### COLLECTED DATA
--- START ---
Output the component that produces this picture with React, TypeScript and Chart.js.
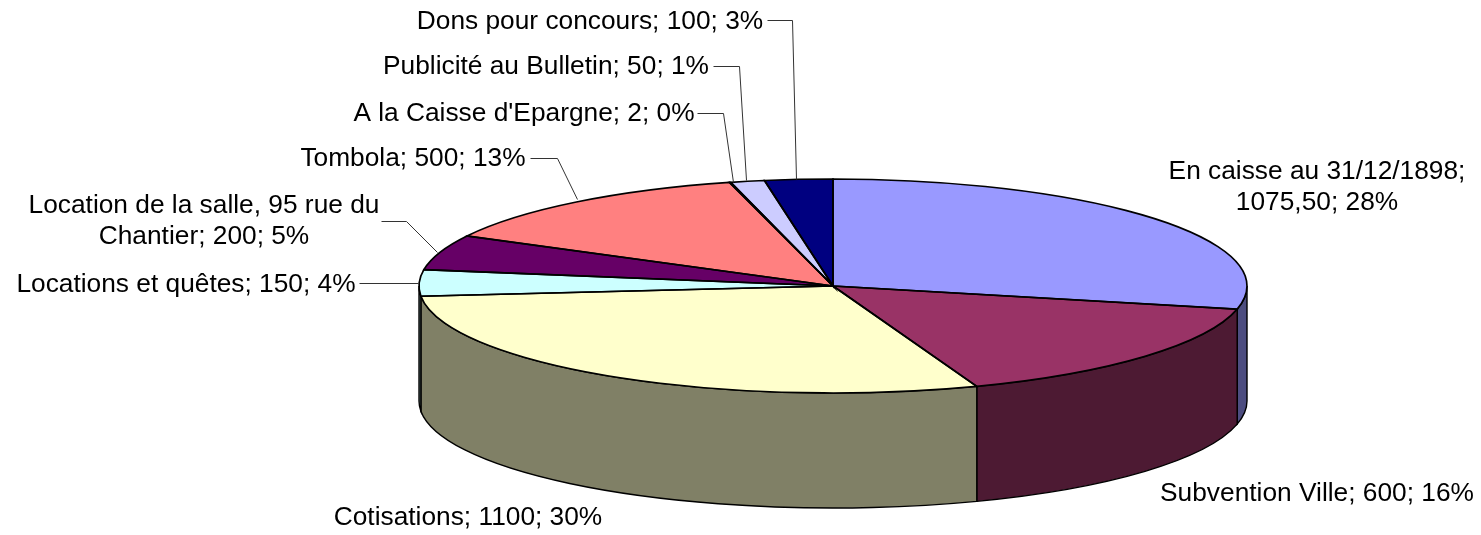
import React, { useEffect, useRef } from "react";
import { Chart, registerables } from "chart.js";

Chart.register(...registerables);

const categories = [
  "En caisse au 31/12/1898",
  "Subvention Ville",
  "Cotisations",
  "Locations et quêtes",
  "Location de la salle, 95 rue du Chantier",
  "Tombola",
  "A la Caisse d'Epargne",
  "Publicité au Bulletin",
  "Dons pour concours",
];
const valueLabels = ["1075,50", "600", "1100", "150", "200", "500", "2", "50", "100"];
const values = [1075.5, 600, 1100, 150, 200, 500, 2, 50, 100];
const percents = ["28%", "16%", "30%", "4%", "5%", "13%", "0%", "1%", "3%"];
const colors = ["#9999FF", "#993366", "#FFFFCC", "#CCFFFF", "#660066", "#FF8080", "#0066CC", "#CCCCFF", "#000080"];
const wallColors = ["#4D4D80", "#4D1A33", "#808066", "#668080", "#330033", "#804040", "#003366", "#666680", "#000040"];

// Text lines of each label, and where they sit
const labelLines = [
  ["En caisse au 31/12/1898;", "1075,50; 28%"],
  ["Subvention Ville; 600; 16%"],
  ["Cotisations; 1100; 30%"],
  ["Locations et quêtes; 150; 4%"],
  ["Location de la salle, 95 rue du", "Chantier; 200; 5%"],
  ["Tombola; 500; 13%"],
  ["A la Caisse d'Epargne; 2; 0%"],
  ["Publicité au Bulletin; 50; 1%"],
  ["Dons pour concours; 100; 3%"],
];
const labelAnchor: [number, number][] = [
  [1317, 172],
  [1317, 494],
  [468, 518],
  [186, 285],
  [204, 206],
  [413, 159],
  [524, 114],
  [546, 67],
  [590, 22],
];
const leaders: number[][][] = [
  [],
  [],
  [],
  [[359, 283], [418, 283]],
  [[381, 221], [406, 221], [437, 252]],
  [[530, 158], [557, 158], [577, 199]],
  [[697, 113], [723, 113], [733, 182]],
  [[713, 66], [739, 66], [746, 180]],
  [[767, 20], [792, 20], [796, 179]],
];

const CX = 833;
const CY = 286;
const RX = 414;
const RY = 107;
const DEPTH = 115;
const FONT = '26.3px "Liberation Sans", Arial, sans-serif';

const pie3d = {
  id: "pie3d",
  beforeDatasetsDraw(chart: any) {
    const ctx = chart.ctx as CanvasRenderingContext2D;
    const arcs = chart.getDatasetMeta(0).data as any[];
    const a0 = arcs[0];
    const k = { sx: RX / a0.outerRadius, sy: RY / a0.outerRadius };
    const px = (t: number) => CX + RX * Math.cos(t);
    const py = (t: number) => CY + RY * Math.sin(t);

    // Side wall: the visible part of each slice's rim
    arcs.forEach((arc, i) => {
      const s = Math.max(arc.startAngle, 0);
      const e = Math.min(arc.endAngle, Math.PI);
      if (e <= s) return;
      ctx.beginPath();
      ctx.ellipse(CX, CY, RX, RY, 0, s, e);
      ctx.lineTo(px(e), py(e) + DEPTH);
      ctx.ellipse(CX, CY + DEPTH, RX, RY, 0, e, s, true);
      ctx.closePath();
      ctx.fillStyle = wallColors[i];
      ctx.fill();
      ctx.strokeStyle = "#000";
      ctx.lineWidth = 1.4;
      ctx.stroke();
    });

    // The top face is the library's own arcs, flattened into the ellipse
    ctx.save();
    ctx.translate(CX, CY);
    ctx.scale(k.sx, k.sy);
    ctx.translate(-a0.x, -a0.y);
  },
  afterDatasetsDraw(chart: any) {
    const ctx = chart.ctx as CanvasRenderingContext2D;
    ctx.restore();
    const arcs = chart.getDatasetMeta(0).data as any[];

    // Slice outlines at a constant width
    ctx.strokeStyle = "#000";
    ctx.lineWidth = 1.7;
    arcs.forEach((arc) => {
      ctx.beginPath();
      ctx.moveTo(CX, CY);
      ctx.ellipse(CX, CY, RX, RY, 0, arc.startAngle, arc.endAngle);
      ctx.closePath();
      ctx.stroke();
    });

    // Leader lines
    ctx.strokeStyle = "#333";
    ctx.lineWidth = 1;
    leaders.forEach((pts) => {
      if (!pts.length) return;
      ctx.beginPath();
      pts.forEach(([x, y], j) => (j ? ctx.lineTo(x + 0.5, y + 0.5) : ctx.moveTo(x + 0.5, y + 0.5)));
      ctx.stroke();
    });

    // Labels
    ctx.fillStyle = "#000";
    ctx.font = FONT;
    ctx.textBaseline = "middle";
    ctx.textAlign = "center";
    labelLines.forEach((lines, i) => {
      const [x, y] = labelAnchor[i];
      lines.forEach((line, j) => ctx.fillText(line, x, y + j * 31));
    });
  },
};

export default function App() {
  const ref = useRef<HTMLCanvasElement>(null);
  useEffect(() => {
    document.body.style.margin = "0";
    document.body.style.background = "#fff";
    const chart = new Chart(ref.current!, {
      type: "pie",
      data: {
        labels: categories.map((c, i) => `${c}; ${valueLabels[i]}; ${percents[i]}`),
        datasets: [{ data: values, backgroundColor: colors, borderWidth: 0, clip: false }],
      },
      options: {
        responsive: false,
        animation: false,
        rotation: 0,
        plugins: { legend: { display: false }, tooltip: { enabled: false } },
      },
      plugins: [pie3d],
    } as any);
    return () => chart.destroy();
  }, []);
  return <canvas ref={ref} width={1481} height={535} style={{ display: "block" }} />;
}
--- END ---
### WHAT THE EXERCISE ASKS
All of the data needs repeating exactly, but the pictures do not.

### EXERCISE RESULT
Output the component that produces this picture with React, TypeScript and Chart.js.
import React, { useEffect, useRef } from "react";
import { Chart, registerables } from "chart.js";

Chart.register(...registerables);

const categories = [
  "En caisse au 31/12/1898",
  "Subvention Ville",
  "Cotisations",
  "Locations et quêtes",
  "Location de la salle, 95 rue du Chantier",
  "Tombola",
  "A la Caisse d'Epargne",
  "Publicité au Bulletin",
  "Dons pour concours",
];
const valueLabels = ["1075,50", "600", "1100", "150", "200", "500", "2", "50", "100"];
const values = [1075.5, 600, 1100, 150, 200, 500, 2, 50, 100];
const percents = ["28%", "16%", "30%", "4%", "5%", "13%", "0%", "1%", "3%"];
const colors = ["#9999FF", "#993366", "#FFFFCC", "#CCFFFF", "#660066", "#FF8080", "#0066CC", "#CCCCFF", "#000080"];
const wallColors = ["#4D4D80", "#4D1A33", "#808066", "#668080", "#330033", "#804040", "#003366", "#666680", "#000040"];

// Text lines of each label, and where they sit
const labelLines = [
  ["En caisse au 31/12/1898;", "1075,50; 28%"],
  ["Subvention Ville; 600; 16%"],
  ["Cotisations; 1100; 30%"],
  ["Locations et quêtes; 150; 4%"],
  ["Location de la salle, 95 rue du", "Chantier; 200; 5%"],
  ["Tombola; 500; 13%"],
  ["A la Caisse d'Epargne; 2; 0%"],
  ["Publicité au Bulletin; 50; 1%"],
  ["Dons pour concours; 100; 3%"],
];
const labelAnchor: [number, number][] = [
  [1317, 172],
  [1317, 494],
  [468, 518],
  [186, 285],
  [204, 206],
  [413, 159],
  [524, 114],
  [546, 67],
  [590, 22],
];
const leaders: number[][][] = [
  [],
  [],
  [],
  [[359, 283], [418, 283]],
  [[381, 221], [406, 221], [437, 252]],
  [[530, 158], [557, 158], [577, 199]],
  [[697, 113], [723, 113], [733, 182]],
  [[713, 66], [739, 66], [746, 180]],
  [[767, 20], [792, 20], [796, 179]],
];

const CX = 833;
const CY = 286;
const RX = 414;
const RY = 107;
const DEPTH = 115;
const FONT = '26.3px "Liberation Sans", Arial, sans-serif';

const pie3d = {
  id: "pie3d",
  beforeDatasetsDraw(chart: any) {
    const ctx = chart.ctx as CanvasRenderingContext2D;
    const arcs = chart.getDatasetMeta(0).data as any[];
    const a0 = arcs[0];
    const k = { sx: RX / a0.outerRadius, sy: RY / a0.outerRadius };
    const px = (t: number) => CX + RX * Math.cos(t);
    const py = (t: number) => CY + RY * Math.sin(t);

    // Side wall: the visible part of each slice's rim
    arcs.forEach((arc, i) => {
      const s = Math.max(arc.startAngle, 0);
      const e = Math.min(arc.endAngle, Math.PI);
      if (e <= s) return;
      ctx.beginPath();
      ctx.ellipse(CX, CY, RX, RY, 0, s, e);
      ctx.lineTo(px(e), py(e) + DEPTH);
      ctx.ellipse(CX, CY + DEPTH, RX, RY, 0, e, s, true);
      ctx.closePath();
      ctx.fillStyle = wallColors[i];
      ctx.fill();
      ctx.strokeStyle = "#000";
      ctx.lineWidth = 1.4;
      ctx.stroke();
    });

    // The top face is the library's own arcs, flattened into the ellipse
    ctx.save();
    ctx.translate(CX, CY);
    ctx.scale(k.sx, k.sy);
    ctx.translate(-a0.x, -a0.y);
  },
  afterDatasetsDraw(chart: any) {
    const ctx = chart.ctx as CanvasRenderingContext2D;
    ctx.restore();
    const arcs = chart.getDatasetMeta(0).data as any[];

    // Slice outlines at a constant width
    ctx.strokeStyle = "#000";
    ctx.lineWidth = 1.7;
    arcs.forEach((arc) => {
      ctx.beginPath();
      ctx.moveTo(CX, CY);
      ctx.ellipse(CX, CY, RX, RY, 0, arc.startAngle, arc.endAngle);
      ctx.closePath();
      ctx.stroke();
    });

    // Leader lines
    ctx.strokeStyle = "#333";
    ctx.lineWidth = 1;
    leaders.forEach((pts) => {
      if (!pts.length) return;
      ctx.beginPath();
      pts.forEach(([x, y], j) => (j ? ctx.lineTo(x + 0.5, y + 0.5) : ctx.moveTo(x + 0.5, y + 0.5)));
      ctx.stroke();
    });

    // Labels
    ctx.fillStyle = "#000";
    ctx.font = FONT;
    ctx.textBaseline = "middle";
    ctx.textAlign = "center";
    labelLines.forEach((lines, i) => {
      const [x, y] = labelAnchor[i];
      lines.forEach((line, j) => ctx.fillText(line, x, y + j * 31));
    });
  },
};

export default function App() {
  const ref = useRef<HTMLCanvasElement>(null);
  useEffect(() => {
    document.body.style.margin = "0";
    document.body.style.background = "#fff";
    const chart = new Chart(ref.current!, {
      type: "pie",
      data: {
        labels: categories.map((c, i) => `${c}; ${valueLabels[i]}; ${percents[i]}`),
        datasets: [{ data: values, backgroundColor: colors, borderWidth: 0, clip: false }],
      },
      options: {
        responsive: false,
        animation: false,
        rotation: 0,
        plugins: { legend: { display: false }, tooltip: { enabled: false } },
      },
      plugins: [pie3d],
    } as any);
    return () => chart.destroy();
  }, []);
  return <canvas ref={ref} width={1481} height={535} style={{ display: "block" }} />;
}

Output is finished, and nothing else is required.